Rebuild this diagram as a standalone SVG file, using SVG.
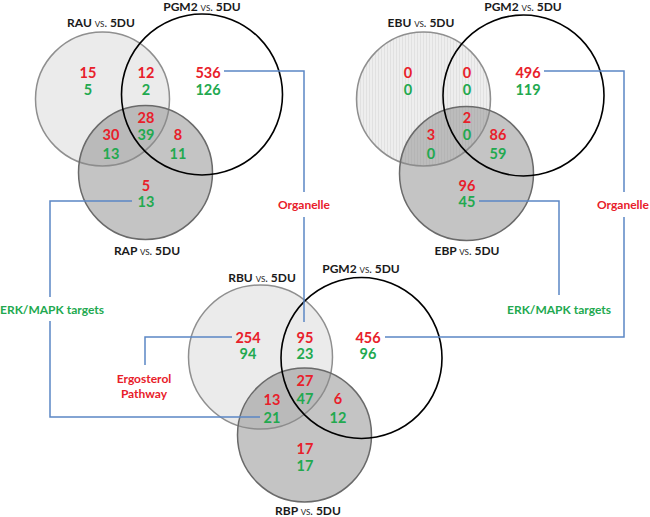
<svg xmlns="http://www.w3.org/2000/svg" width="650" height="517" viewBox="0 0 650 517">
<style>
text{font-family:Lato,"Open Sans","Liberation Sans",sans-serif;font-weight:bold;text-anchor:middle}
.n{font-size:14.5px}
.r{fill:#e8202a}
.g{fill:#22a94f}
.lbl{font-size:12px;fill:#1a1a1a}
.vs{font-weight:normal;font-variant:small-caps;font-size:11px}
.tag{font-size:12px}
.up{fill:#ebebeb;stroke:#8f8f8f;stroke-width:1.5}
.upS{fill:url(#stripes);stroke:#8f8f8f;stroke-width:1.5}
.dn{fill:#8a8a8a;fill-opacity:0.5;stroke:#6a6a6a;stroke-width:1.5}
.pg{fill:none;stroke:#000;stroke-width:1.6}
.ln{fill:none;stroke:#5b87c5;stroke-width:1.5}
</style>
<defs>
<pattern id="stripes" width="3" height="10" patternUnits="userSpaceOnUse">
<rect width="3" height="10" fill="#eeeeee"/>
<rect width="1" height="10" fill="#e1e1e1"/>
</pattern>
</defs>
<rect width="650" height="517" fill="#fff"/>

<g id="venn-ra">
<circle class="up" cx="102.5" cy="99" r="67"/>
<circle class="dn" cx="145.5" cy="172.5" r="67"/>
<circle class="pg" cx="202" cy="94.5" r="80.5"/>
<text class="lbl" x="101" y="27">RAU <tspan class="vs">vs.</tspan> 5DU</text>
<text class="lbl" x="202" y="11">PGM2 <tspan class="vs">vs.</tspan> 5DU</text>
<text class="lbl" x="147" y="255">RAP <tspan class="vs">vs.</tspan> 5DU</text>
<text class="n r" x="88" y="77.5">15</text><text class="n g" x="88" y="95">5</text>
<text class="n r" x="146" y="77.5">12</text><text class="n g" x="146" y="95">2</text>
<text class="n r" x="208" y="77.5">536</text><text class="n g" x="208" y="95">126</text>
<text class="n r" x="146" y="122.5">28</text><text class="n g" x="146" y="139.5">39</text>
<text class="n r" x="111" y="139.5">30</text><text class="n g" x="111" y="158.5">13</text>
<text class="n r" x="178" y="139.5">8</text><text class="n g" x="178" y="158.5">11</text>
<text class="n r" x="146" y="190.5">5</text><text class="n g" x="146" y="207">13</text>
</g>

<g id="venn-eb">
<circle class="upS" cx="423.5" cy="99" r="67"/>
<circle class="dn" cx="466.5" cy="173.5" r="67"/>
<circle class="pg" cx="523.5" cy="95.5" r="80.5"/>
<text class="lbl" x="421" y="27">EBU <tspan class="vs">vs.</tspan> 5DU</text>
<text class="lbl" x="523" y="11">PGM2 <tspan class="vs">vs.</tspan> 5DU</text>
<text class="lbl" x="467" y="255">EBP <tspan class="vs">vs.</tspan> 5DU</text>
<text class="n r" x="408" y="77.5">0</text><text class="n g" x="408" y="95">0</text>
<text class="n r" x="467" y="77.5">0</text><text class="n g" x="467" y="95">0</text>
<text class="n r" x="528" y="77.5">496</text><text class="n g" x="528" y="95">119</text>
<text class="n r" x="467" y="122.5">2</text><text class="n g" x="467" y="139.5">0</text>
<text class="n r" x="431" y="139.5">3</text><text class="n g" x="431" y="158.5">0</text>
<text class="n r" x="498" y="139.5">86</text><text class="n g" x="498" y="158.5">59</text>
<text class="n r" x="467" y="190.5">96</text><text class="n g" x="467" y="207">45</text>
</g>

<g id="venn-rb">
<circle class="up" cx="260.5" cy="357" r="72"/>
<circle class="dn" cx="304.5" cy="435" r="67"/>
<circle class="pg" cx="361.5" cy="358" r="80.5"/>
<text class="lbl" x="262" y="282">RBU <tspan class="vs">vs.</tspan> 5DU</text>
<text class="lbl" x="361" y="273">PGM2 <tspan class="vs">vs.</tspan> 5DU</text>
<text class="lbl" x="308" y="515">RBP <tspan class="vs">vs.</tspan> 5DU</text>
<text class="n r" x="248" y="342.5">254</text><text class="n g" x="248" y="359">94</text>
<text class="n r" x="305" y="342.5">95</text><text class="n g" x="305" y="359">23</text>
<text class="n r" x="368" y="342.5">456</text><text class="n g" x="368" y="359">96</text>
<text class="n r" x="305" y="386">27</text><text class="n g" x="305" y="403.5">47</text>
<text class="n r" x="272" y="405">13</text><text class="n g" x="272" y="422.5">21</text>
<text class="n r" x="338" y="403.5">6</text><text class="n g" x="338" y="422.5">12</text>
<text class="n r" x="305" y="453.5">17</text><text class="n g" x="305" y="471">17</text>
</g>

<g id="connectors">
<polyline class="ln" points="224,71 304,71 304,192"/>
<polyline class="ln" points="304,217 304,322"/>
<polyline class="ln" points="132,201 50,201 50,297"/>
<polyline class="ln" points="50,321 50,417 260,417"/>
<polyline class="ln" points="232,337 145,337 145,365"/>
<polyline class="ln" points="385,337 624,337 624,217"/>
<polyline class="ln" points="624,192 624,71 544,71"/>
<polyline class="ln" points="479,201 559,201 559,295"/>
</g>

<g id="tag-organelle-1"><text class="tag r" x="304" y="208.5">Organelle</text></g>
<g id="tag-organelle-2"><text class="tag r" x="623" y="208.5">Organelle</text></g>
<g id="tag-erk-1"><text class="tag g" x="52" y="313.5">ERK/MAPK targets</text></g>
<g id="tag-erk-2"><text class="tag g" x="559" y="313.5">ERK/MAPK targets</text></g>
<g id="tag-ergosterol"><text class="tag r" x="144" y="382.5">Ergosterol</text><text class="tag r" x="144" y="397.5">Pathway</text></g>
</svg>
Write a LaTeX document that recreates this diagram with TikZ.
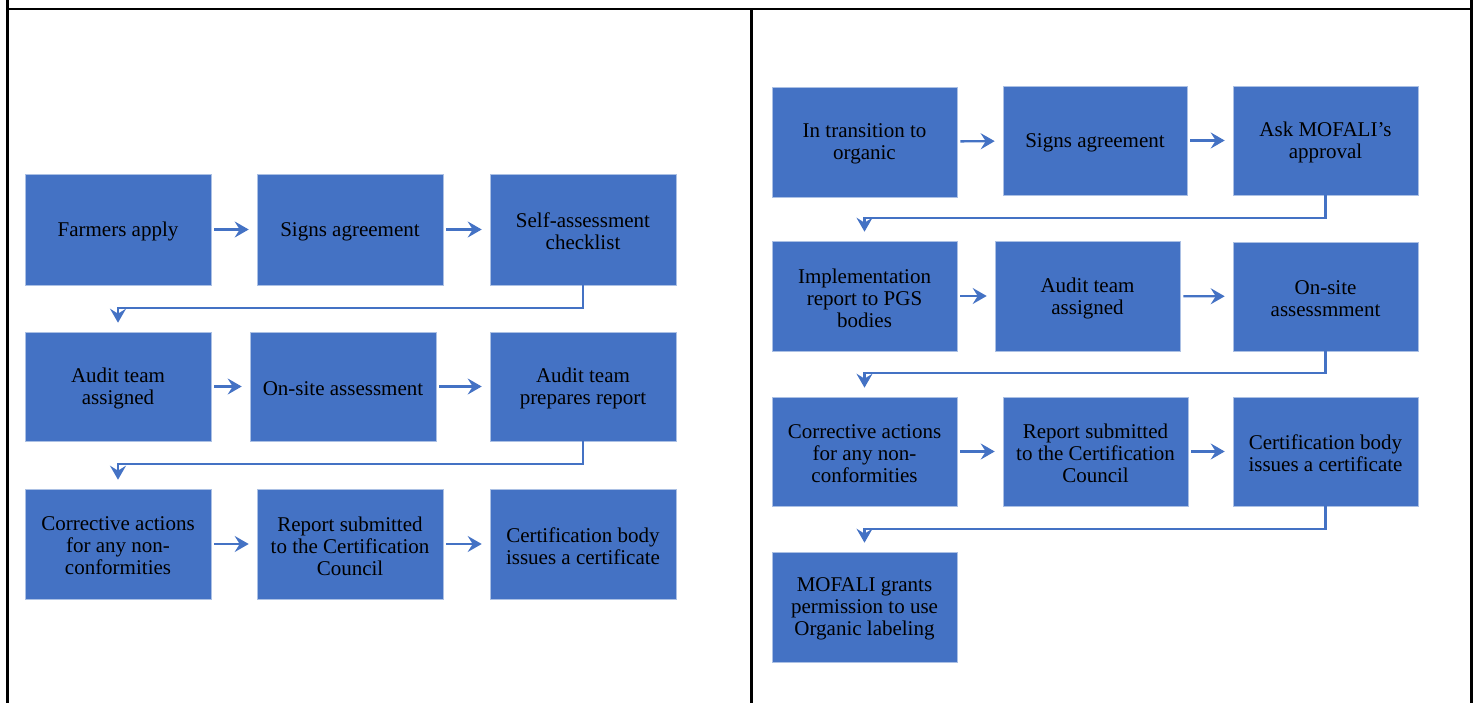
\documentclass[tikz,border=0pt]{standalone}
\usepackage{fontspec}
\setmainfont{Liberation Serif}
\usetikzlibrary{arrows.meta}
\definecolor{boxblue}{HTML}{4472C4}
\tikzset{
  flowbox/.style={rectangle, fill=boxblue, draw=white!55!boxblue, line width=0.6pt,
    inner sep=0pt},
  flowtext/.style={inner sep=0pt, align=center, text=black,
    font=\fontsize{21}{22}\selectfont},
  flowarrow/.style={draw=boxblue, line width=2.3pt,
    -{Stealth[length=14pt,width=16pt,inset=5pt]}, shorten <=3pt, shorten >=8pt},
  turnarrow/.style={draw=boxblue, line width=2.3pt,
    -{Stealth[length=14pt,width=16pt,inset=5pt]}},
  tableline/.style={draw=black, line width=2.2pt}
}
\newcommand{\mkbox}[6]{%
  \node[flowbox, minimum width={(#4)-(#2)}, minimum height={(#5)-(#3)}]
    (#1) at ({((#2)+(#4))/2},{((#3)+(#5))/2}) {};
  \node[flowtext] (#1t) at ([yshift=-2pt]#1.center) {#6};}
\begin{document}
\begin{tikzpicture}[x=1pt,y=-1pt]
\useasboundingbox (0,0) rectangle (1478,703);
% table lines
\coordinate (tl) at (7,9);
\coordinate (tr) at (1472.5,9);
\draw[tableline] (tl) -- (tr);
\draw[tableline] (7.5,0) -- (7.5,703);
\draw[tableline] (751.5,9) -- (751.5,703);
\draw[tableline] (1471.5,0) -- (1471.5,703);
% left panel
\mkbox{L1}{25}{174}{211}{285}{Farmers apply}
\mkbox{L2}{257}{174}{443}{285}{Signs agreement}
\mkbox{L3}{490}{174}{676}{285}{Self-assessment\\checklist}
\mkbox{L4}{25}{332}{211}{441}{Audit team\\assigned}
\mkbox{L5}{250}{332}{436}{441}{On-site assessment}
\mkbox{L6}{490}{332}{676}{441}{Audit team\\prepares report}
\mkbox{L7}{25}{489}{211}{599}{Corrective actions\\for any non-\\conformities}
\mkbox{L8}{257}{489}{443}{599}{Report submitted\\to the Certification\\Council}
\mkbox{L9}{490}{489}{676}{599}{Certification body\\issues a certificate}
\draw[flowarrow] (L1) -- (L2);
\draw[flowarrow] (L2) -- (L3);
\draw[flowarrow] (L4) -- (L5);
\draw[flowarrow] (L5) -- (L6);
\draw[flowarrow] (L7) -- (L8);
\draw[flowarrow] (L8) -- (L9);
\draw[turnarrow] (L3.south) -- ++(0,23) -| ([yshift=9pt]L4.north);
\draw[turnarrow] (L6.south) -- ++(0,23) -| ([yshift=9pt]L7.north);
% right panel
\mkbox{R1}{772}{87}{957}{197}{In transition to\\organic}
\mkbox{R2}{1003}{86}{1187}{195}{Signs agreement}
\mkbox{R3}{1233}{86}{1418}{195}{Ask MOFALI's\\approval}
\mkbox{R4}{772}{241}{957}{351}{Implementation\\report to PGS\\bodies}
\mkbox{R5}{995}{241}{1180}{351}{Audit team\\assigned}
\mkbox{R6}{1233}{242}{1418}{351}{On-site\\assessmment}
\mkbox{R7}{772}{397}{957}{506}{Corrective actions\\for any non-\\conformities}
\mkbox{R8}{1003}{397}{1188}{506}{Report submitted\\to the Certification\\Council}
\mkbox{R9}{1233}{397}{1418}{506}{Certification body\\issues a certificate}
\mkbox{R10}{772}{552}{957}{662}{MOFALI grants\\permission to use\\Organic labeling}
\draw[flowarrow] (R1) -- (R2);
\draw[flowarrow] (R2) -- (R3);
\draw[flowarrow] (R4) -- (R5);
\draw[flowarrow] (R5) -- (R6);
\draw[flowarrow] (R7) -- (R8);
\draw[flowarrow] (R8) -- (R9);
\draw[turnarrow] (R3.south) -- ++(0,23) -| ([yshift=9pt]R4.north);
\draw[turnarrow] (R6.south) -- ++(0,22) -| ([yshift=9pt]R7.north);
\draw[turnarrow] (R9.south) -- ++(0,23) -| ([yshift=9pt]R10.north);
\end{tikzpicture}
\end{document}
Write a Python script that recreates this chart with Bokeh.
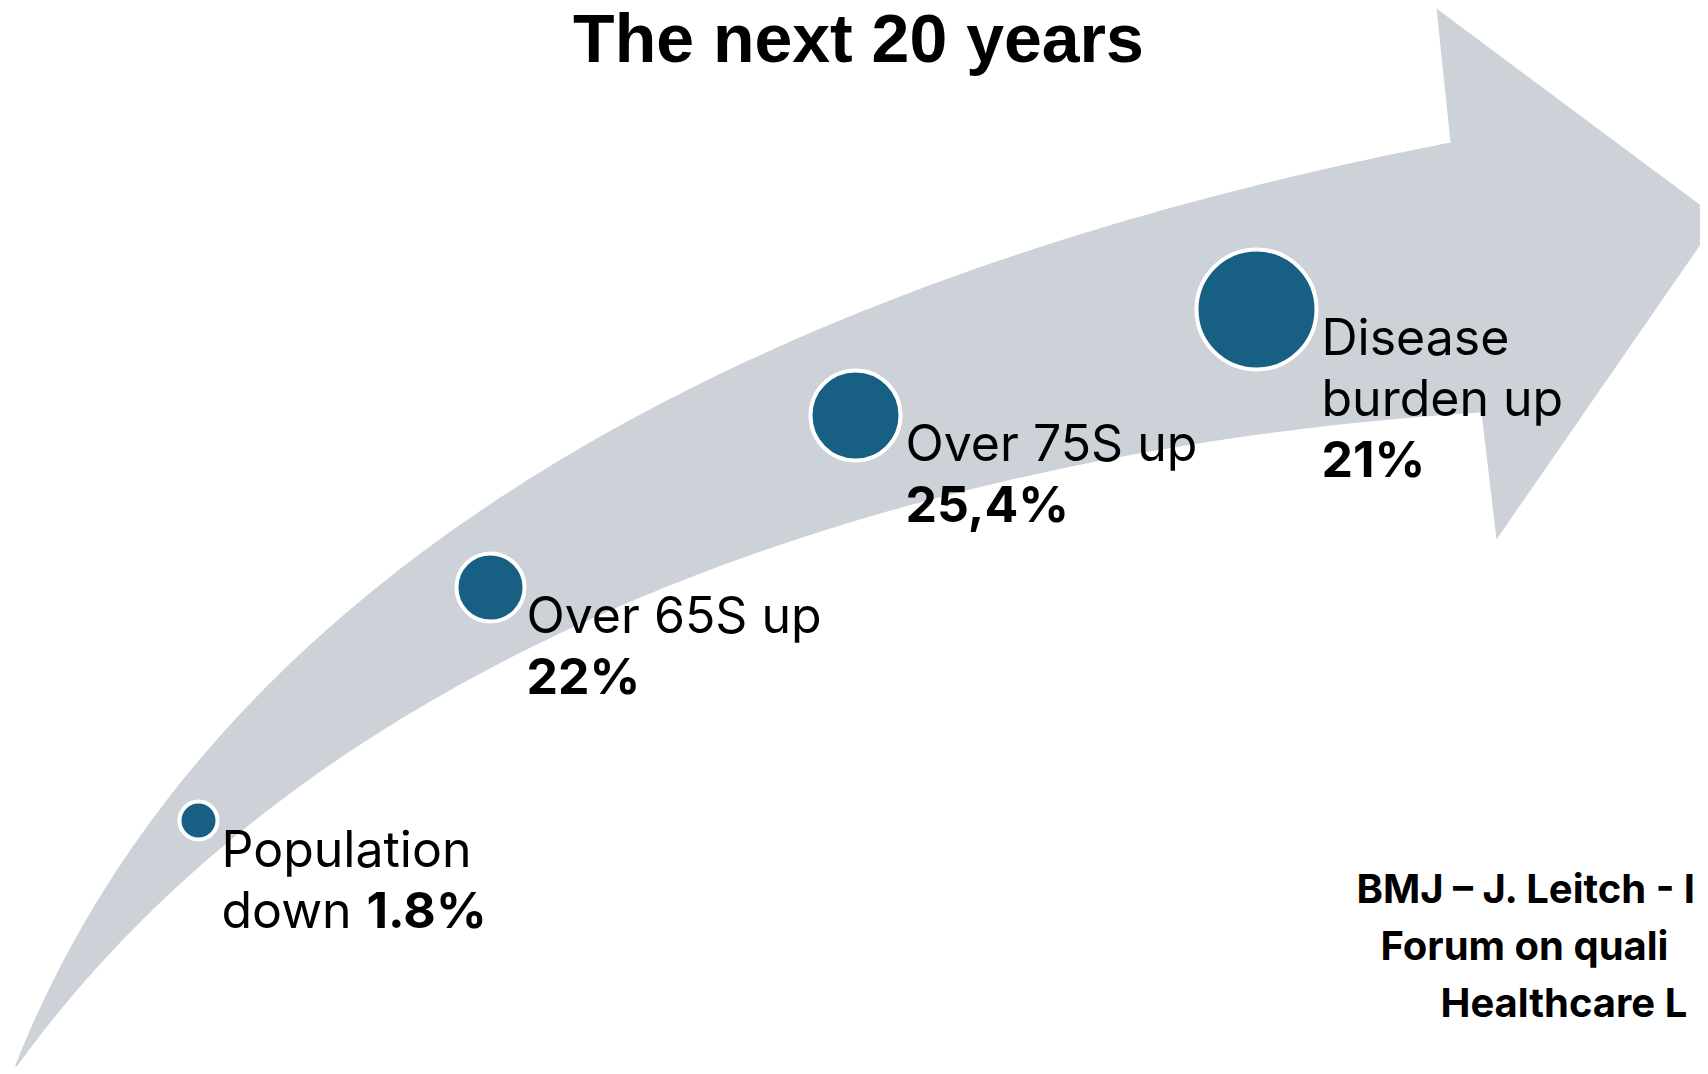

--------------------------------

## Exercise task
Say how many lines contain "with", and give nothing but that number.

## Exercise result
2